By way of contrast, there are scenes in parliament with the awarding of financial grants to the victorious Duke of Wellington, the Tory parliamentarians in fear of sedition in the north, remembering, in fear, the recent French Revolution, sending military commanders (although the commander absenting himself on the day of the massacre at the races), the use of informers.

Meanwhile in London, landowner Henry Hunter give speeches critical of the government and is asked to be the chief Speaker at the meeting in Manchester. He is something of a toff in his manner but earnest in his politics. He speaks at the rally, wants no violence (but was arrested and spent time in prison).
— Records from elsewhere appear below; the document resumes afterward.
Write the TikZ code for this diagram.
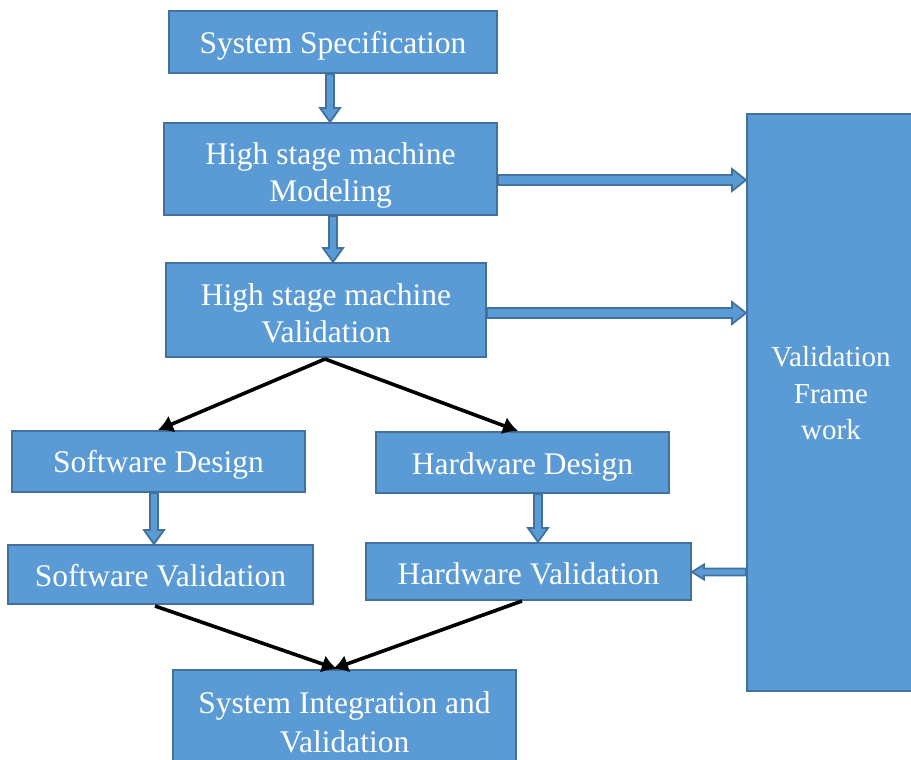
\documentclass[tikz,border=0pt]{standalone}
\usepackage{fontspec}
\setmainfont{Liberation Serif}
\usetikzlibrary{calc,arrows.meta}
\definecolor{boxfill}{HTML}{5B9BD5}
\definecolor{boxline}{HTML}{41719C}
\tikzset{
  box/.style={draw=boxline, fill=boxfill, line width=2pt, inner sep=0pt},
  lbl/.style={text=white, align=center, inner sep=0pt, font=\fontsize{31.5}{37}\selectfont},
  blk/.style={draw=boxline, fill=boxfill, line width=1.8pt, line join=miter},
  flow/.style={line width=3.6pt, -{Latex[length=15pt,width=18pt]}}
}
% block arrows pointing down / right / left between two coordinates
\newcommand\blkdown[2]{\draw[blk] ($(#1)+(-4,0)$) -- ($(#2)+(-4,-14)$) -- ($(#2)+(-10,-14)$) -- (#2) -- ($(#2)+(10,-14)$) -- ($(#2)+(4,-14)$) -- ($(#1)+(4,0)$) -- cycle;}
\newcommand\blkright[2]{\draw[blk] ($(#1)+(0,-5)$) -- ($(#2)+(-14,-5)$) -- ($(#2)+(-14,-11)$) -- (#2) -- ($(#2)+(-14,11)$) -- ($(#2)+(-14,5)$) -- ($(#1)+(0,5)$) -- cycle;}
\newcommand\blkleft[2]{\draw[blk] ($(#1)+(0,-3.5)$) -- ($(#2)+(12,-3.5)$) -- ($(#2)+(12,-7.5)$) -- (#2) -- ($(#2)+(12,7.5)$) -- ($(#2)+(12,3.5)$) -- ($(#1)+(0,3.5)$) -- cycle;}
\begin{document}
\begin{tikzpicture}[x=1pt, y=-1pt]
\useasboundingbox (0,0) rectangle (911,760);

% boxes
\node[box, minimum width=328pt, minimum height=62pt] (spec) at (333,42) {};
\node[box, minimum width=333pt, minimum height=92pt] (model) at (330.5,169) {};
\node[box, minimum width=320pt, minimum height=94pt] (hval) at (326,310) {};
\node[box, minimum width=293pt, minimum height=61pt] (swd) at (158.5,461.5) {};
\node[box, minimum width=293pt, minimum height=61pt] (hwd) at (522.5,462.5) {};
\node[box, minimum width=305pt, minimum height=59pt] (swv) at (160.5,574.5) {};
\node[box, minimum width=325pt, minimum height=57pt] (hwv) at (528.5,571.5) {};
\node[box, minimum width=343pt, minimum height=120pt] (integ) at (344.5,730) {};
\node[box, minimum width=184pt, minimum height=577pt] (frame) at (839,402.5) {};

% box texts
\node[lbl] (spec-t) at ($(spec.center)+(0,4)$) {System Specification};
\node[lbl] (model-t) at ($(model.center)+(0,6)$) {High stage machine\\Modeling};
\node[lbl] (hval-t) at ($(hval.center)+(0,3)$) {High stage machine\\Validation};
\node[lbl] (swd-t) at ($(swd.center)+(0,3)$) {Software Design};
\node[lbl] (hwd-t) at ($(hwd.center)+(0,4)$) {Hardware Design};
\node[lbl] (swv-t) at ($(swv.center)+(0,1.5)$) {Software Validation};
\node[lbl] (hwv-t) at ($(hwv.center)+(0,2)$) {Hardware Validation};
\node[lbl, font=\fontsize{31.5}{39}\selectfont, anchor=north] (integ-t) at ($(integ.north)+(0,22)$) {System Integration and\\Validation};
\node[lbl, font=\fontsize{29}{36.5}\selectfont] (frame-t) at ($(frame.center)+(-8,-9)$) {Validation\\Frame\\work};

% block arrows
\coordinate (a1s) at (spec.south -| 330,0);
\coordinate (a1e) at (model.north -| 330,0);
\blkdown{a1s}{a1e}
\coordinate (a2s) at (model.south -| 333,0);
\coordinate (a2e) at (hval.north -| 333,0);
\blkdown{a2s}{a2e}
\coordinate (a3s) at (model.east |- 0,180);
\coordinate (a3e) at (frame.west |- 0,180);
\blkright{a3s}{a3e}
\coordinate (a4s) at (hval.east |- 0,313);
\coordinate (a4e) at (frame.west |- 0,313);
\blkright{a4s}{a4e}
\coordinate (a5s) at (swd.south -| 154,0);
\coordinate (a5e) at (swv.north -| 154,0);
\blkdown{a5s}{a5e}
\coordinate (a6s) at (hwd.south -| 538,0);
\coordinate (a6e) at (hwv.north -| 538,0);
\blkdown{a6s}{a6e}
\coordinate (a7s) at (frame.west |- 0,572);
\coordinate (a7e) at (hwv.east |- 0,572);
\blkleft{a7s}{a7e}

% plain flow arrows
\coordinate (split) at (325,359);
\draw[flow] (split) -- (swd.north -| 158,0);
\draw[flow] (split) -- (hwd.north -| 518,0);
\coordinate (swout) at (155,606);
\coordinate (hwout) at (522,601);
\draw[flow] (swout) -- (integ.north -| 337,0);
\draw[flow] (hwout) -- (integ.north -| 333,0);
\end{tikzpicture}
\end{document}
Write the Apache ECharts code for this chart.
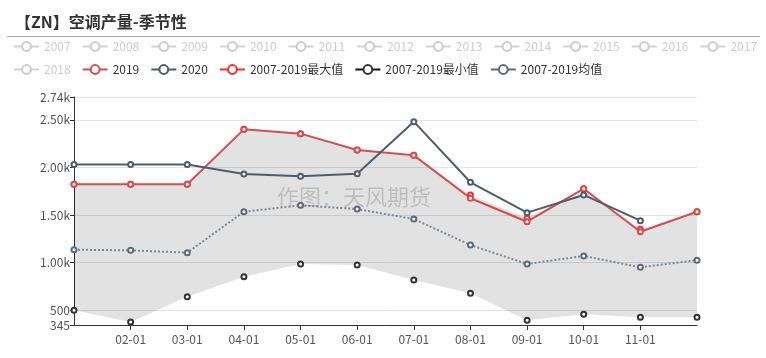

There has been a lot of comment on the screenplay and the dialogue. Leigh has based his screenplay on speeches from the time, verbatim, Parliamentary, harsh judgements of magistrates in Manchester, the enthusiastic speeches from the speakers of the day. Which means that there are a lot of words passionately spoken, in different accents. Some audiences, more attuned to fast action rather than listening to words, have found the film too heavy. Some critics outside the UK have wondered about the relevance of the story with which they are not familiar.

However, audiences interest in politics and social justice, in 19th century British history (and Dickens and his justice novels were soon to be published), will probably identify strongly with Leigh’s point of view, admittedly partisan and strongly so.